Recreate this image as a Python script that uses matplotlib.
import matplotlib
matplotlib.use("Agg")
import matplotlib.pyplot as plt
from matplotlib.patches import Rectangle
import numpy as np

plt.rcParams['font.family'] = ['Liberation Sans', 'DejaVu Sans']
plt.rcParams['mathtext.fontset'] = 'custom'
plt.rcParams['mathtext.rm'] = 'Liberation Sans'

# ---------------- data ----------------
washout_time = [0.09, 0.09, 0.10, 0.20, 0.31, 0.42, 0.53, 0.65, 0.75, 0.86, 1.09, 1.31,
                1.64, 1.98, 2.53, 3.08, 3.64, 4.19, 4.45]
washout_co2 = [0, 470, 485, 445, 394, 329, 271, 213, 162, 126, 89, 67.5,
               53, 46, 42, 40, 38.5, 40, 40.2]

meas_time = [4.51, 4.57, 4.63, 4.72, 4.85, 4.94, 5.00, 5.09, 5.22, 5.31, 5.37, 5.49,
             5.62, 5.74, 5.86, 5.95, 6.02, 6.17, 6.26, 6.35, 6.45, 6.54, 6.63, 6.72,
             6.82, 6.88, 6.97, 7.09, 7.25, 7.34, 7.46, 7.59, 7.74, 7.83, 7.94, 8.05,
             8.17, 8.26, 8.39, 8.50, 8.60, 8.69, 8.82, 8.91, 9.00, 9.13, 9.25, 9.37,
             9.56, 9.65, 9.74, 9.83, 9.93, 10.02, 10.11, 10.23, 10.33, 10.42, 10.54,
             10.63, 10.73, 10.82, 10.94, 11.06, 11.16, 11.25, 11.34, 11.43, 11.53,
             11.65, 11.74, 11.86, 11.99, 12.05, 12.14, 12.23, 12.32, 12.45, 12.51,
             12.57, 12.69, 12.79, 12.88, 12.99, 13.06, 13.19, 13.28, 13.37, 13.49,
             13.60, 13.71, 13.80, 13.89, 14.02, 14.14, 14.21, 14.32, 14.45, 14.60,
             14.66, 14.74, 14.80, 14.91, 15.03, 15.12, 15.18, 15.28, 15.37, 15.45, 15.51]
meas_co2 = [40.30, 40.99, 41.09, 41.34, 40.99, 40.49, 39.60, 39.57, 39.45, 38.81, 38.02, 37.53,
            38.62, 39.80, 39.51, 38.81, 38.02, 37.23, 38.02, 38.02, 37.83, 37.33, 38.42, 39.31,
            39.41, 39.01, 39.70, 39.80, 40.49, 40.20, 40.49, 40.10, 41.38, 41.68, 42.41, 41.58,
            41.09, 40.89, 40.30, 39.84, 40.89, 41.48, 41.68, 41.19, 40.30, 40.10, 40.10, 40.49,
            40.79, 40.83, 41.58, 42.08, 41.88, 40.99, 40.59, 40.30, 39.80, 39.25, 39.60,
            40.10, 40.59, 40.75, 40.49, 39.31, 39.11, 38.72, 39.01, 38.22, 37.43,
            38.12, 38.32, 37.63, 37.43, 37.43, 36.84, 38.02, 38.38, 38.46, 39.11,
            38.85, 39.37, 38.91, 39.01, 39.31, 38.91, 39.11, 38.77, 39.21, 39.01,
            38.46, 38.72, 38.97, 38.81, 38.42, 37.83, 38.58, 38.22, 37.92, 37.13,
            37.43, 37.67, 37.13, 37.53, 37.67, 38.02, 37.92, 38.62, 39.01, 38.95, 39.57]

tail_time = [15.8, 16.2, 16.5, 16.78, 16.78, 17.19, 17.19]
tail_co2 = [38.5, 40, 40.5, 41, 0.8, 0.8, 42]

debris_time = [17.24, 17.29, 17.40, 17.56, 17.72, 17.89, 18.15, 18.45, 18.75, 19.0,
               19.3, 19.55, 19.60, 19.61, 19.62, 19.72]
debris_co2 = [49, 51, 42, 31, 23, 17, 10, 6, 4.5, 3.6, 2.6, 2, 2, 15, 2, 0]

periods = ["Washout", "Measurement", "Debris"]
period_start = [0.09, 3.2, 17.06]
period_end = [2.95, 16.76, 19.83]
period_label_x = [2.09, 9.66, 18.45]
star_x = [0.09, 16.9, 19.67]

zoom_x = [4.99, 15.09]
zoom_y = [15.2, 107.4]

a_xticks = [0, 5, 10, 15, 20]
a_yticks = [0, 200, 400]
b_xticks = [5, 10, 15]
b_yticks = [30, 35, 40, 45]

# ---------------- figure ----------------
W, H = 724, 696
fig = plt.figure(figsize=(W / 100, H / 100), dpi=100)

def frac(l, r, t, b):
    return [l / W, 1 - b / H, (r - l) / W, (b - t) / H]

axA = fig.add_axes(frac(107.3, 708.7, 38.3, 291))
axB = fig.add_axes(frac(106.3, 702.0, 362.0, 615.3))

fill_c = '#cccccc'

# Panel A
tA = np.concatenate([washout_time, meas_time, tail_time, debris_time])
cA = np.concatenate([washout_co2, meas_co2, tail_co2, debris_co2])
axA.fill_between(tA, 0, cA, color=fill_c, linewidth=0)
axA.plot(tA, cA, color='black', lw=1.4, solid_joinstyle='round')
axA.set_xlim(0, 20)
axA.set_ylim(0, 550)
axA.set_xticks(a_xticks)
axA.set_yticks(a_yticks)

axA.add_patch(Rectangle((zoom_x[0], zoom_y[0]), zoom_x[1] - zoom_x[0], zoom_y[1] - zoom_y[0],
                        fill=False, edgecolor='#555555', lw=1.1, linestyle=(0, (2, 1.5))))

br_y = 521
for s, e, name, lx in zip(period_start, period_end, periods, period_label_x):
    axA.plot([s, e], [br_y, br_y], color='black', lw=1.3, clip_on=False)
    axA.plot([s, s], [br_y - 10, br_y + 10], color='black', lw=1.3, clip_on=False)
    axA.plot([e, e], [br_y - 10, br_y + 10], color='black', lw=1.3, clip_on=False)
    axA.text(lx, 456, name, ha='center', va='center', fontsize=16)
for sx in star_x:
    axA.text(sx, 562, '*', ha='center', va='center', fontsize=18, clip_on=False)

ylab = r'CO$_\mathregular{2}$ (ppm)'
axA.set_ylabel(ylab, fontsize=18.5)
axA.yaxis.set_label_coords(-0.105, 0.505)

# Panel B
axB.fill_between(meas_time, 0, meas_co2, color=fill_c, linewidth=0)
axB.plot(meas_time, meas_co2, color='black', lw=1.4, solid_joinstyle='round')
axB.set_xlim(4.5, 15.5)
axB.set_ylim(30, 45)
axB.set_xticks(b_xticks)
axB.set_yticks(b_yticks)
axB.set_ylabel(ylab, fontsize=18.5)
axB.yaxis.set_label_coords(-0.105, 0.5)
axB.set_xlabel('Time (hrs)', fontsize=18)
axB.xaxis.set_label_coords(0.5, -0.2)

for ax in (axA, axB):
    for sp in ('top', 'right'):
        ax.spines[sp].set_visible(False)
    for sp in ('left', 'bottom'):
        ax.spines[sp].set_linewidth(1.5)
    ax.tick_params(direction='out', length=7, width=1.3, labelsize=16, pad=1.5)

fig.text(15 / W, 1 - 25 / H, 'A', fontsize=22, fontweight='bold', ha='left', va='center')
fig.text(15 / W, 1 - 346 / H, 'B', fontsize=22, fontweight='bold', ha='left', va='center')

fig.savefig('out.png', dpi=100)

───

• _Task to carry out_:
Extract, from the listing above, every line where the string "matplotlib" occurs.

• _Solution_:
Recreate this image as a Python script that uses matplotlib.
import matplotlib
matplotlib.use("Agg")
import matplotlib.pyplot as plt
from matplotlib.patches import Rectangle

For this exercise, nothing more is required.